→ **THE TASK**
Please write the listing below out again exactly, leaving every picture behind.

→ **DATA SEGMENT**
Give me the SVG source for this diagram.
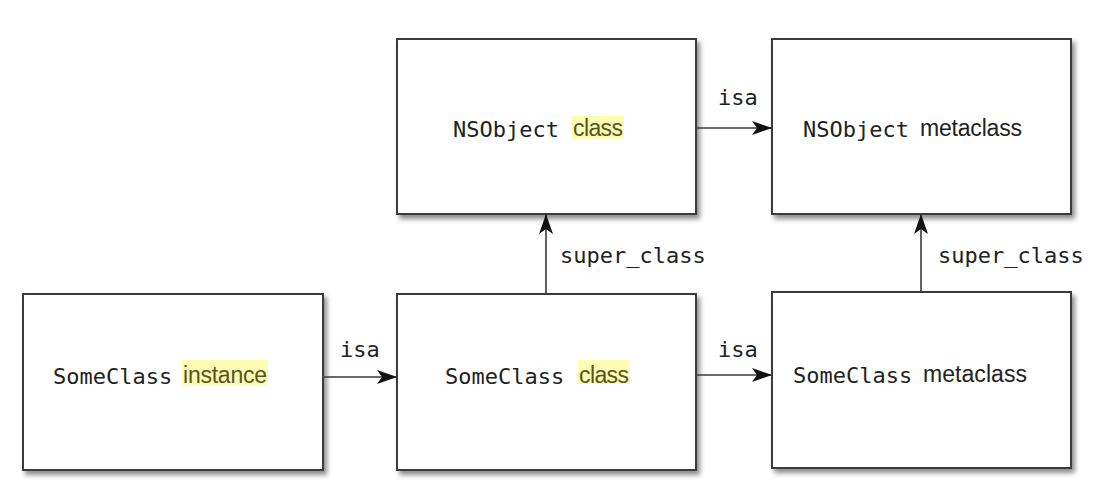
<svg xmlns="http://www.w3.org/2000/svg" width="1104" height="492" viewBox="0 0 1104 492">
<style>
.box{fill:#fff;stroke:#3a3a3a;stroke-width:2;filter:url(#sh)}
.mono{font-family:"DejaVu Sans Mono","Liberation Mono",monospace;font-size:22px;fill:#222}
.sans{font-family:"Liberation Sans","Noto Sans",sans-serif;font-size:23px;fill:#222}
.hlt{fill:#555522}
.hl{fill:#fcfcb4}
.conn{stroke:#3a3a3a;stroke-width:1.6;fill:none;marker-end:url(#ah)}
</style>
<defs>
<filter id="sh" x="-10%" y="-10%" width="125%" height="130%">
<feDropShadow dx="3" dy="4" stdDeviation="2.5" flood-color="#000" flood-opacity="0.45"/>
</filter>
<marker id="ah" viewBox="0 0 20 14" refX="19" refY="7" markerWidth="20" markerHeight="14" markerUnits="userSpaceOnUse" orient="auto">
<path d="M0,0 L20,7 L0,14 L5,7 Z" fill="#111"/>
</marker>
</defs>
<rect width="1104" height="492" fill="#fff"/>
<g id="nsobject-class">
<rect class="box" x="397" y="39" width="299" height="175"/>
<rect class="hl" x="572" y="116" width="52" height="23"/>
<text class="mono" x="453" y="137">NSObject</text>
<text class="sans hlt" x="573" y="136" textLength="50">class</text>
</g>
<g id="nsobject-metaclass">
<rect class="box" x="772" y="39" width="299" height="175"/>
<text class="mono" x="803" y="137">NSObject</text>
<text class="sans" x="920" y="136" textLength="102">metaclass</text>
</g>
<g id="someclass-instance">
<rect class="box" x="23" y="294" width="300" height="176"/>
<rect class="hl" x="182" y="360" width="86" height="25"/>
<text class="mono" x="53" y="384">SomeClass</text>
<text class="sans hlt" x="183" y="383" textLength="84">instance</text>
</g>
<g id="someclass-class">
<rect class="box" x="397" y="294" width="299" height="176"/>
<rect class="hl" x="578" y="360" width="52" height="24"/>
<text class="mono" x="445" y="384">SomeClass</text>
<text class="sans hlt" x="579" y="383" textLength="50">class</text>
</g>
<g id="someclass-metaclass">
<rect class="box" x="772" y="292" width="299" height="176"/>
<text class="mono" x="793" y="383">SomeClass</text>
<text class="sans" x="923" y="382" textLength="104">metaclass</text>
</g>
<g id="connectors">
<path class="conn" d="M696,128 H771"/>
<path class="conn" d="M323,377 H396"/>
<path class="conn" d="M696,375 H771"/>
<path class="conn" d="M546,294 V215"/>
<path class="conn" d="M921,292 V215"/>
<text class="mono" x="718" y="105">isa</text>
<text class="mono" x="340" y="357">isa</text>
<text class="mono" x="718" y="357">isa</text>
<text class="mono" x="560" y="263">super_class</text>
<text class="mono" x="938" y="263">super_class</text>
</g>
</svg>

→ **SOLUTION TO THIS EXERCISE**
Give me the SVG source for this diagram.
<svg xmlns="http://www.w3.org/2000/svg" width="1104" height="492" viewBox="0 0 1104 492">
<style>
.box{fill:#fff;stroke:#3a3a3a;stroke-width:2;filter:url(#sh)}
.mono{font-family:"DejaVu Sans Mono","Liberation Mono",monospace;font-size:22px;fill:#222}
.sans{font-family:"Liberation Sans","Noto Sans",sans-serif;font-size:23px;fill:#222}
.hlt{fill:#555522}
.hl{fill:#fcfcb4}
.conn{stroke:#3a3a3a;stroke-width:1.6;fill:none;marker-end:url(#ah)}
</style>
<defs>
<filter id="sh" x="-10%" y="-10%" width="125%" height="130%">
<feDropShadow dx="3" dy="4" stdDeviation="2.5" flood-color="#000" flood-opacity="0.45"/>
</filter>
<marker id="ah" viewBox="0 0 20 14" refX="19" refY="7" markerWidth="20" markerHeight="14" markerUnits="userSpaceOnUse" orient="auto">
<path d="M0,0 L20,7 L0,14 L5,7 Z" fill="#111"/>
</marker>
</defs>
<rect width="1104" height="492" fill="#fff"/>
<g id="nsobject-class">
<rect class="box" x="397" y="39" width="299" height="175"/>
<rect class="hl" x="572" y="116" width="52" height="23"/>
<text class="mono" x="453" y="137">NSObject</text>
<text class="sans hlt" x="573" y="136" textLength="50">class</text>
</g>
<g id="nsobject-metaclass">
<rect class="box" x="772" y="39" width="299" height="175"/>
<text class="mono" x="803" y="137">NSObject</text>
<text class="sans" x="920" y="136" textLength="102">metaclass</text>
</g>
<g id="someclass-instance">
<rect class="box" x="23" y="294" width="300" height="176"/>
<rect class="hl" x="182" y="360" width="86" height="25"/>
<text class="mono" x="53" y="384">SomeClass</text>
<text class="sans hlt" x="183" y="383" textLength="84">instance</text>
</g>
<g id="someclass-class">
<rect class="box" x="397" y="294" width="299" height="176"/>
<rect class="hl" x="578" y="360" width="52" height="24"/>
<text class="mono" x="445" y="384">SomeClass</text>
<text class="sans hlt" x="579" y="383" textLength="50">class</text>
</g>
<g id="someclass-metaclass">
<rect class="box" x="772" y="292" width="299" height="176"/>
<text class="mono" x="793" y="383">SomeClass</text>
<text class="sans" x="923" y="382" textLength="104">metaclass</text>
</g>
<g id="connectors">
<path class="conn" d="M696,128 H771"/>
<path class="conn" d="M323,377 H396"/>
<path class="conn" d="M696,375 H771"/>
<path class="conn" d="M546,294 V215"/>
<path class="conn" d="M921,292 V215"/>
<text class="mono" x="718" y="105">isa</text>
<text class="mono" x="340" y="357">isa</text>
<text class="mono" x="718" y="357">isa</text>
<text class="mono" x="560" y="263">super_class</text>
<text class="mono" x="938" y="263">super_class</text>
</g>
</svg>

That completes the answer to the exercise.